Of course, one could say circumstances can change. And with the support of @Paradigm’s experts, the app could undergo significant changes. But actually, the smart contract itself is non-upgradable, so the only thing developers can change in it is the fee size for the platform and users and the protocol fee destination.

There are also a lot of privacy and security concerns surrounding the project, which, in fact, may have some ground…

…But does seem a bit overblown at times. All the FUD about Friend.tech stealing your google/apple/phone info seems to come from using @privy_io for authentication (thread):

Among the other findings published by @cygaar, there is no visible bot protection on their backend at the moment, which is already having a very noticeable impact.

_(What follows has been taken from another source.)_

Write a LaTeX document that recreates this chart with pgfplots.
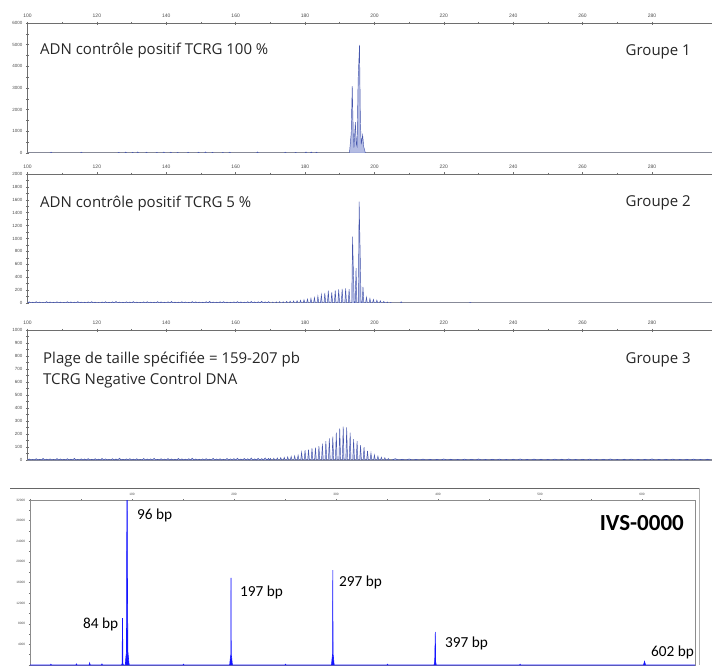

But what’s more interesting is the on-chain logic of the dapp: it creates a custodial wallet for every user, the keys from which live on the Friend.tech servers, so if their backend were to be hacked, you could potentially lose these funds.


To summarize, the overall hype around Friend.tech looks like a prime example of “degens gonna degen.” And if it’s relatively harmless for now, let them just have fun (because one can not stop it anyway).